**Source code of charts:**
==============================

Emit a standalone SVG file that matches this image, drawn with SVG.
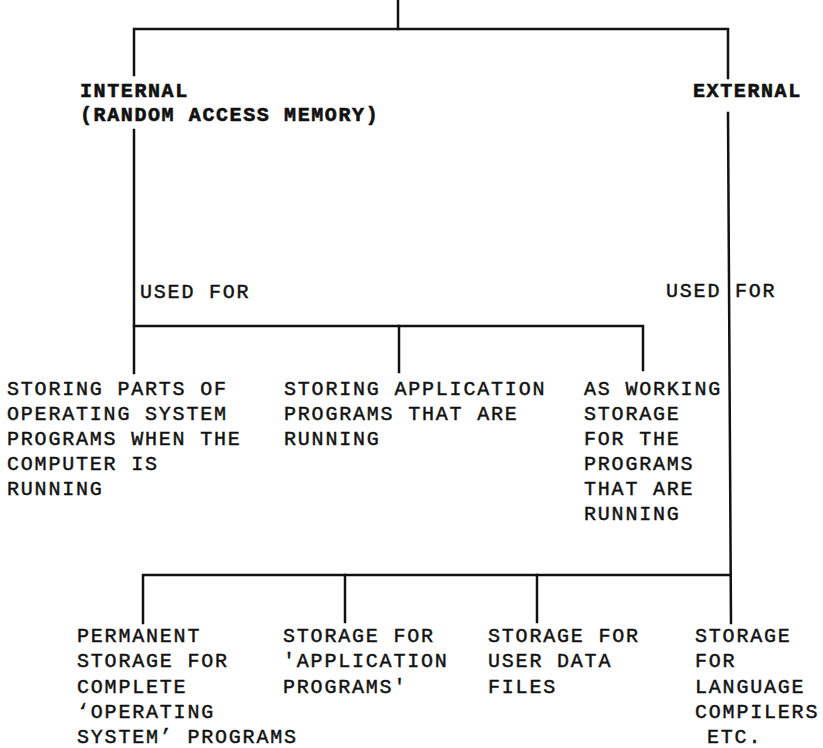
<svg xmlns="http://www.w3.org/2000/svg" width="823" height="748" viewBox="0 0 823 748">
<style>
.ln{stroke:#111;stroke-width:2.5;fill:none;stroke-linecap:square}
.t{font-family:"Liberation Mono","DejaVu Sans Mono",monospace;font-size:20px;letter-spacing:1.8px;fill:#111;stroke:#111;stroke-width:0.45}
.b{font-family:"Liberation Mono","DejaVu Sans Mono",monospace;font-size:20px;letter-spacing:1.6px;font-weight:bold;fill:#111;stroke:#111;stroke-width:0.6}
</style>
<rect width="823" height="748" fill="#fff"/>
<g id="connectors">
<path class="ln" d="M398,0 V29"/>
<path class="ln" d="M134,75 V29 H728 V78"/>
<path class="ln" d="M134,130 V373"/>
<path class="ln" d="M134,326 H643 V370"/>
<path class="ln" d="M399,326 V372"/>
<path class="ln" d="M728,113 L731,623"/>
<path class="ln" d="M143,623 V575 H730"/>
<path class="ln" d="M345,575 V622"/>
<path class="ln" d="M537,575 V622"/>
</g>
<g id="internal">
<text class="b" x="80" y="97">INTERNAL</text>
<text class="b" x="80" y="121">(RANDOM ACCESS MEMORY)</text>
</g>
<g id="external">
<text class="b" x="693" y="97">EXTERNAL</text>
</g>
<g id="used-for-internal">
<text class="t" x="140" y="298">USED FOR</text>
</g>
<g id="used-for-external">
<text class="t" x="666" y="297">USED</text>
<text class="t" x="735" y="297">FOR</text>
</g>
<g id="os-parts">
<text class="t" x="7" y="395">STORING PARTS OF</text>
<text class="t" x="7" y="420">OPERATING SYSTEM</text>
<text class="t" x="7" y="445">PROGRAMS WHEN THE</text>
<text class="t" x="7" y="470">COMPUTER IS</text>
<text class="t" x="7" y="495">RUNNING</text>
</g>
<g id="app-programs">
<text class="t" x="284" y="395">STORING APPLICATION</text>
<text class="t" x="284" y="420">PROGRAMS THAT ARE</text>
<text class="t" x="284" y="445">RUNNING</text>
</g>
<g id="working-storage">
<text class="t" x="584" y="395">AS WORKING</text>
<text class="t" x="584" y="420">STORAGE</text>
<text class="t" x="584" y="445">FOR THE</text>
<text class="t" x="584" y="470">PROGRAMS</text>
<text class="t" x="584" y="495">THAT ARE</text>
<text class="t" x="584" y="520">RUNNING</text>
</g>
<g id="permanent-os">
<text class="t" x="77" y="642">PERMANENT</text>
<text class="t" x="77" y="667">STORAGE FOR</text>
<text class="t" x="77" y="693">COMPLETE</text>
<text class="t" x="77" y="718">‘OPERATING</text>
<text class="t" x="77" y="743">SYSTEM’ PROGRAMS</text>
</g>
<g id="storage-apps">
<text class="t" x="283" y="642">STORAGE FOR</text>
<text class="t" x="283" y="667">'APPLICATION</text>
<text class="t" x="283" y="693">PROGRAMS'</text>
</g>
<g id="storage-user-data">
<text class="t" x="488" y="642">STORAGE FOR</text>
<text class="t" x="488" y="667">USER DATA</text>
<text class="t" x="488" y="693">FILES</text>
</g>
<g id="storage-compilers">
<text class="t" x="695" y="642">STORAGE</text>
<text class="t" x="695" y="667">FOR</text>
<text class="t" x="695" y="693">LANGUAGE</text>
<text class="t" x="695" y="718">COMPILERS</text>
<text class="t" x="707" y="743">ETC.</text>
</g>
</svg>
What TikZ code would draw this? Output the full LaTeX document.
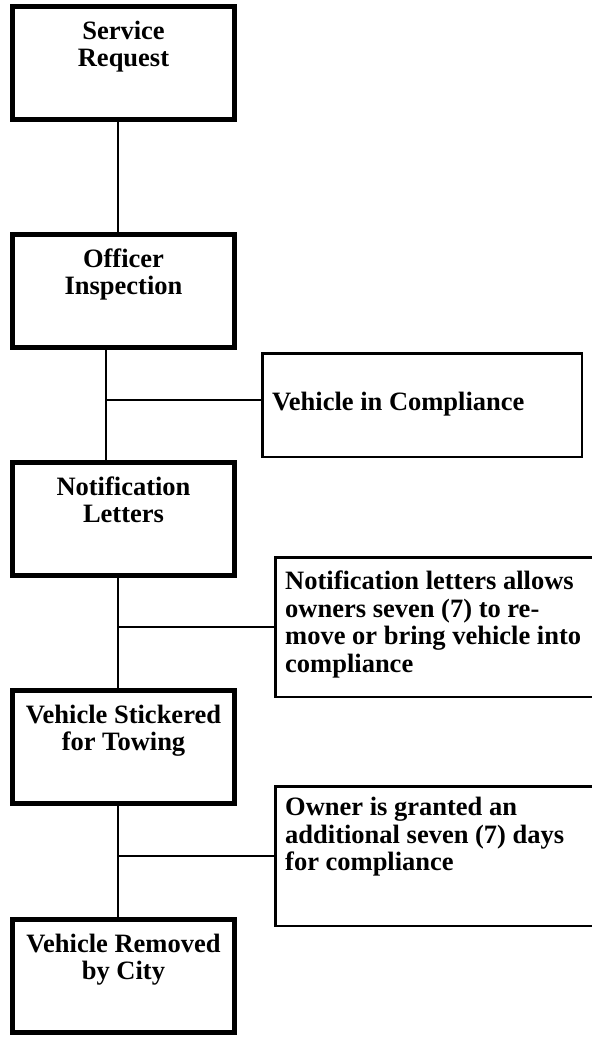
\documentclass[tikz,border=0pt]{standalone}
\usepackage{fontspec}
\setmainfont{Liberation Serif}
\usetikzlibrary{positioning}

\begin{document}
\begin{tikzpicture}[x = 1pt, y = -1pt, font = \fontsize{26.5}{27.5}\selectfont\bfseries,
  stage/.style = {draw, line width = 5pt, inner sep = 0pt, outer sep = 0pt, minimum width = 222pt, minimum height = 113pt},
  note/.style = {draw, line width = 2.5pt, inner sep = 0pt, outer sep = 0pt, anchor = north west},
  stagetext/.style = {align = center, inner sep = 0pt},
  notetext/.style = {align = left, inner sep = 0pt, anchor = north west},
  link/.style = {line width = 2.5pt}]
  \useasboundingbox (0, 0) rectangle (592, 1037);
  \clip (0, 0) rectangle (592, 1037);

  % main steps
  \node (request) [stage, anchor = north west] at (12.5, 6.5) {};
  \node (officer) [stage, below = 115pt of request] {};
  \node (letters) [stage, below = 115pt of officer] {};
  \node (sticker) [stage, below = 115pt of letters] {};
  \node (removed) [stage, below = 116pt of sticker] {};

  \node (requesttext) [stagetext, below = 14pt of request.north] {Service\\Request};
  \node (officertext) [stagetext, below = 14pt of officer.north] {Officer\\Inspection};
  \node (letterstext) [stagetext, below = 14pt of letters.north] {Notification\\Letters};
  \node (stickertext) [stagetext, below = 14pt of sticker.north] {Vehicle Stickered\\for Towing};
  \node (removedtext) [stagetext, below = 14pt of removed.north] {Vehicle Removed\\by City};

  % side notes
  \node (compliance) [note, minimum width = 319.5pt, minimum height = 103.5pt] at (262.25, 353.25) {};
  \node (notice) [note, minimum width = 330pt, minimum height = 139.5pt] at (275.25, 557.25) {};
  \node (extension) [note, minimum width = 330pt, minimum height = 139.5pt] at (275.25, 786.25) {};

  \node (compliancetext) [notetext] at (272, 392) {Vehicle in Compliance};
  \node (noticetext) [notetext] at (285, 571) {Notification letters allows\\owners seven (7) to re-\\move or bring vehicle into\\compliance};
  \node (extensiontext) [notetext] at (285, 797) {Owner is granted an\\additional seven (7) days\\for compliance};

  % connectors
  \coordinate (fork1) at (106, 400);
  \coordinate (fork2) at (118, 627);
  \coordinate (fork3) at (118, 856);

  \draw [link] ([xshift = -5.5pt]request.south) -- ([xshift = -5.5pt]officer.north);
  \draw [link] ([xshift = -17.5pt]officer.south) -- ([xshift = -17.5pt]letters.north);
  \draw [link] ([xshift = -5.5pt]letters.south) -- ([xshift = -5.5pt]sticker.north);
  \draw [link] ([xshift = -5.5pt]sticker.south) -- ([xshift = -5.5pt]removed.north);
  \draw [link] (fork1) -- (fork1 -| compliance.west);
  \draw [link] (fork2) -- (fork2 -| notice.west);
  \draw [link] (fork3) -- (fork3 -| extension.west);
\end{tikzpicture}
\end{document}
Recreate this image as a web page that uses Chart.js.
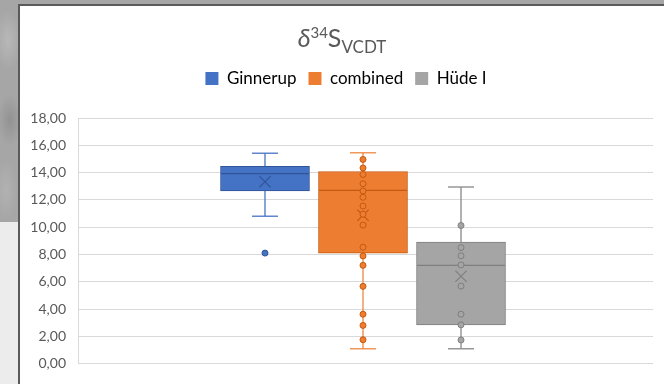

==============================

**THE EXERCISE:**
Word for word, quote the lines above. Omit the pictures.

**THE RESULT:**
Emit a standalone SVG file that matches this image, drawn with SVG.
<svg xmlns="http://www.w3.org/2000/svg" width="823" height="748" viewBox="0 0 823 748">
<style>
.ln{stroke:#111;stroke-width:2.5;fill:none;stroke-linecap:square}
.t{font-family:"Liberation Mono","DejaVu Sans Mono",monospace;font-size:20px;letter-spacing:1.8px;fill:#111;stroke:#111;stroke-width:0.45}
.b{font-family:"Liberation Mono","DejaVu Sans Mono",monospace;font-size:20px;letter-spacing:1.6px;font-weight:bold;fill:#111;stroke:#111;stroke-width:0.6}
</style>
<rect width="823" height="748" fill="#fff"/>
<g id="connectors">
<path class="ln" d="M398,0 V29"/>
<path class="ln" d="M134,75 V29 H728 V78"/>
<path class="ln" d="M134,130 V373"/>
<path class="ln" d="M134,326 H643 V370"/>
<path class="ln" d="M399,326 V372"/>
<path class="ln" d="M728,113 L731,623"/>
<path class="ln" d="M143,623 V575 H730"/>
<path class="ln" d="M345,575 V622"/>
<path class="ln" d="M537,575 V622"/>
</g>
<g id="internal">
<text class="b" x="80" y="97">INTERNAL</text>
<text class="b" x="80" y="121">(RANDOM ACCESS MEMORY)</text>
</g>
<g id="external">
<text class="b" x="693" y="97">EXTERNAL</text>
</g>
<g id="used-for-internal">
<text class="t" x="140" y="298">USED FOR</text>
</g>
<g id="used-for-external">
<text class="t" x="666" y="297">USED</text>
<text class="t" x="735" y="297">FOR</text>
</g>
<g id="os-parts">
<text class="t" x="7" y="395">STORING PARTS OF</text>
<text class="t" x="7" y="420">OPERATING SYSTEM</text>
<text class="t" x="7" y="445">PROGRAMS WHEN THE</text>
<text class="t" x="7" y="470">COMPUTER IS</text>
<text class="t" x="7" y="495">RUNNING</text>
</g>
<g id="app-programs">
<text class="t" x="284" y="395">STORING APPLICATION</text>
<text class="t" x="284" y="420">PROGRAMS THAT ARE</text>
<text class="t" x="284" y="445">RUNNING</text>
</g>
<g id="working-storage">
<text class="t" x="584" y="395">AS WORKING</text>
<text class="t" x="584" y="420">STORAGE</text>
<text class="t" x="584" y="445">FOR THE</text>
<text class="t" x="584" y="470">PROGRAMS</text>
<text class="t" x="584" y="495">THAT ARE</text>
<text class="t" x="584" y="520">RUNNING</text>
</g>
<g id="permanent-os">
<text class="t" x="77" y="642">PERMANENT</text>
<text class="t" x="77" y="667">STORAGE FOR</text>
<text class="t" x="77" y="693">COMPLETE</text>
<text class="t" x="77" y="718">‘OPERATING</text>
<text class="t" x="77" y="743">SYSTEM’ PROGRAMS</text>
</g>
<g id="storage-apps">
<text class="t" x="283" y="642">STORAGE FOR</text>
<text class="t" x="283" y="667">'APPLICATION</text>
<text class="t" x="283" y="693">PROGRAMS'</text>
</g>
<g id="storage-user-data">
<text class="t" x="488" y="642">STORAGE FOR</text>
<text class="t" x="488" y="667">USER DATA</text>
<text class="t" x="488" y="693">FILES</text>
</g>
<g id="storage-compilers">
<text class="t" x="695" y="642">STORAGE</text>
<text class="t" x="695" y="667">FOR</text>
<text class="t" x="695" y="693">LANGUAGE</text>
<text class="t" x="695" y="718">COMPILERS</text>
<text class="t" x="707" y="743">ETC.</text>
</g>
</svg>
What TikZ code would draw this? Output the full LaTeX document.
\documentclass[tikz,border=0pt]{standalone}
\usepackage{fontspec}
\setmainfont{Liberation Serif}
\usetikzlibrary{positioning}

\begin{document}
\begin{tikzpicture}[x = 1pt, y = -1pt, font = \fontsize{26.5}{27.5}\selectfont\bfseries,
  stage/.style = {draw, line width = 5pt, inner sep = 0pt, outer sep = 0pt, minimum width = 222pt, minimum height = 113pt},
  note/.style = {draw, line width = 2.5pt, inner sep = 0pt, outer sep = 0pt, anchor = north west},
  stagetext/.style = {align = center, inner sep = 0pt},
  notetext/.style = {align = left, inner sep = 0pt, anchor = north west},
  link/.style = {line width = 2.5pt}]
  \useasboundingbox (0, 0) rectangle (592, 1037);
  \clip (0, 0) rectangle (592, 1037);

  % main steps
  \node (request) [stage, anchor = north west] at (12.5, 6.5) {};
  \node (officer) [stage, below = 115pt of request] {};
  \node (letters) [stage, below = 115pt of officer] {};
  \node (sticker) [stage, below = 115pt of letters] {};
  \node (removed) [stage, below = 116pt of sticker] {};

  \node (requesttext) [stagetext, below = 14pt of request.north] {Service\\Request};
  \node (officertext) [stagetext, below = 14pt of officer.north] {Officer\\Inspection};
  \node (letterstext) [stagetext, below = 14pt of letters.north] {Notification\\Letters};
  \node (stickertext) [stagetext, below = 14pt of sticker.north] {Vehicle Stickered\\for Towing};
  \node (removedtext) [stagetext, below = 14pt of removed.north] {Vehicle Removed\\by City};

  % side notes
  \node (compliance) [note, minimum width = 319.5pt, minimum height = 103.5pt] at (262.25, 353.25) {};
  \node (notice) [note, minimum width = 330pt, minimum height = 139.5pt] at (275.25, 557.25) {};
  \node (extension) [note, minimum width = 330pt, minimum height = 139.5pt] at (275.25, 786.25) {};

  \node (compliancetext) [notetext] at (272, 392) {Vehicle in Compliance};
  \node (noticetext) [notetext] at (285, 571) {Notification letters allows\\owners seven (7) to re-\\move or bring vehicle into\\compliance};
  \node (extensiontext) [notetext] at (285, 797) {Owner is granted an\\additional seven (7) days\\for compliance};

  % connectors
  \coordinate (fork1) at (106, 400);
  \coordinate (fork2) at (118, 627);
  \coordinate (fork3) at (118, 856);

  \draw [link] ([xshift = -5.5pt]request.south) -- ([xshift = -5.5pt]officer.north);
  \draw [link] ([xshift = -17.5pt]officer.south) -- ([xshift = -17.5pt]letters.north);
  \draw [link] ([xshift = -5.5pt]letters.south) -- ([xshift = -5.5pt]sticker.north);
  \draw [link] ([xshift = -5.5pt]sticker.south) -- ([xshift = -5.5pt]removed.north);
  \draw [link] (fork1) -- (fork1 -| compliance.west);
  \draw [link] (fork2) -- (fork2 -| notice.west);
  \draw [link] (fork3) -- (fork3 -| extension.west);
\end{tikzpicture}
\end{document}
Recreate this image as a web page that uses Chart.js.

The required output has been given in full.